A whitefly infestation can be controlled with the right products and practices. Read the rest of our guide below to learn about recommended whitefly treatment options. If you still need to confirm that you have whiteflies in your garden, read our guide on where whiteflies hide to find out.
Use Water for Quick Control
Get a quick start on knocking out a whitefly infestation--take a hose or sprayer full of water and spray down your plants. The spray will knock whiteflies off the plants. The water will also remove honeydew from the plant, reducing the chance of harmful mold formation.
Make a point to spray the undersides of leaves, too. Whiteflies love to hide there.
Spraying water is a temporary solution to quickly remove whiteflies from plants, but will not keep them off plants permanently. See steps 2-3 for other options.
There are a number of insects and birds that eat whiteflies. By adding or attracting these beneficial creatures to your property you can help to control your whitefly problems in an effortless, natural way.
Both ladybugs and lacewings are natural predators to whiteflies that will not harm plants or vegetation. Adding ladybugs and lacewings to your garden or greenhouse will help to organically control the whitefly population.
Plan to release ladybugs and lacewings at night as they will naturally begin to search for food then, targeting the whiteflies sooner.
If you use insecticides in addition to natural predators, be sure the insecticides are not labeled to harm these beneficial insects.
Which Kind of Insecticide is Best for Whiteflies?
Spraying plants with one of our recommended insecticides or insecticidal soaps labeled for whiteflies is the most effective way to get rid of whiteflies.
Read the label of your selected product. If you need to mix the product with water, do so in a hand pump sprayer using the mixing rate on the label.

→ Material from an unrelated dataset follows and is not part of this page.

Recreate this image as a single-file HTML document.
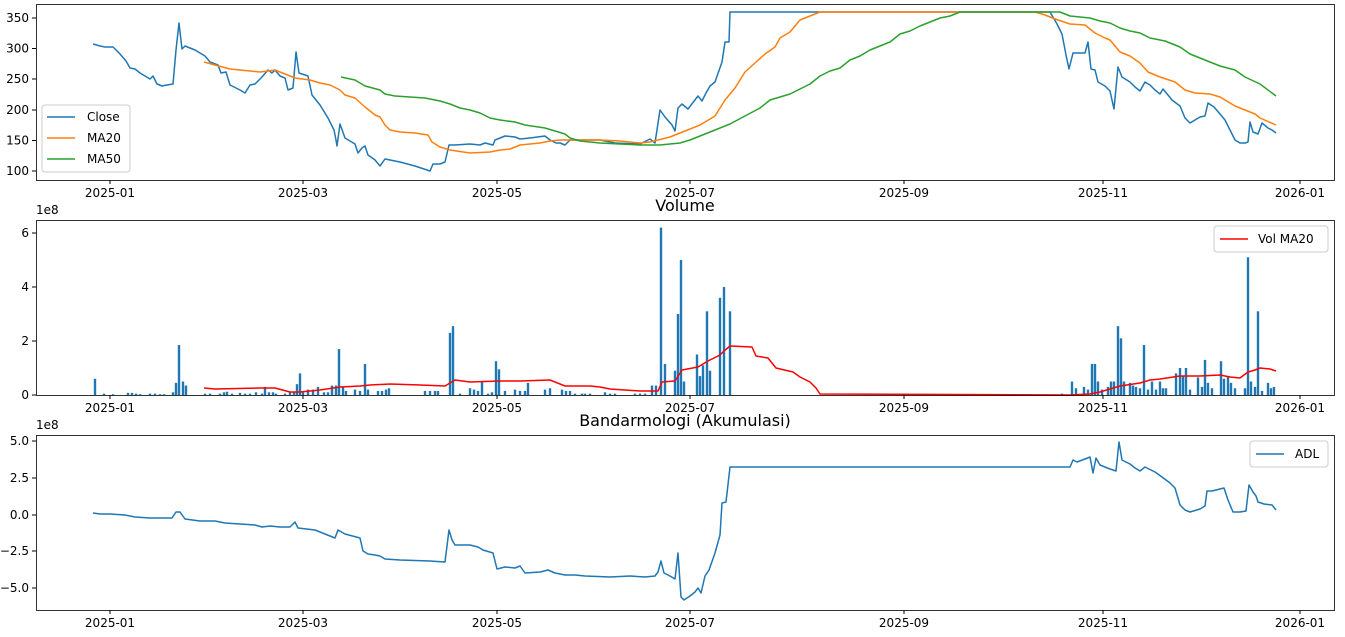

While spraying the affected plants, be sure to cover all the leaves (including their undersides) and all parts of the stems or branches.
If you are spraying edibles, like fruits or vegetables, use insecticide soaps and neem oils on your plants. Read the label of the product for how long your must wait after applying to harvest and safely eat from these plants.
When applying horticultural oil and insecticidal soap products, take care to avoid use during very hot weather (above 85 degrees F) as these products can cause leaf burn under bright sunlight.
When treating whiteflies on non-edible plants, applying a foliar insecticide labeled for whiteflies, such as Talstar P, is a great first strike against these pests. This method will control most of the whiteflies present on the treated plants at that time.
After the foliar spray treatment is complete, you can also apply a systemic insecticide like Ferti-lome Tree and Shrub Systemic Insect Drench. The systemic insecticide has a long-lasting residual effect to keep whiteflies from returning but can take a few weeks to fully spread throughout the plants. The foliar insecticide will begin to control the whiteflies while the systemic is spreading throughout the plant. Some systemic insecticides are applied by drenching the soil while others are sprayed directly onto the plant. Read the product label of your selected product for application instructions.
It's best to avoid treating plants that are in bloom to reduce the risk to pollinators. If you need to use a foliar spray treatment near flowering plants, apply it in the morning or evening hours when pollinators are not active.
For more helpful tips about whitefly treatments for your houseplants, check out our video below.
Inspect your plants often for the presence of whiteflies and reapply as needed. Read the product label for how often you can safely reapply.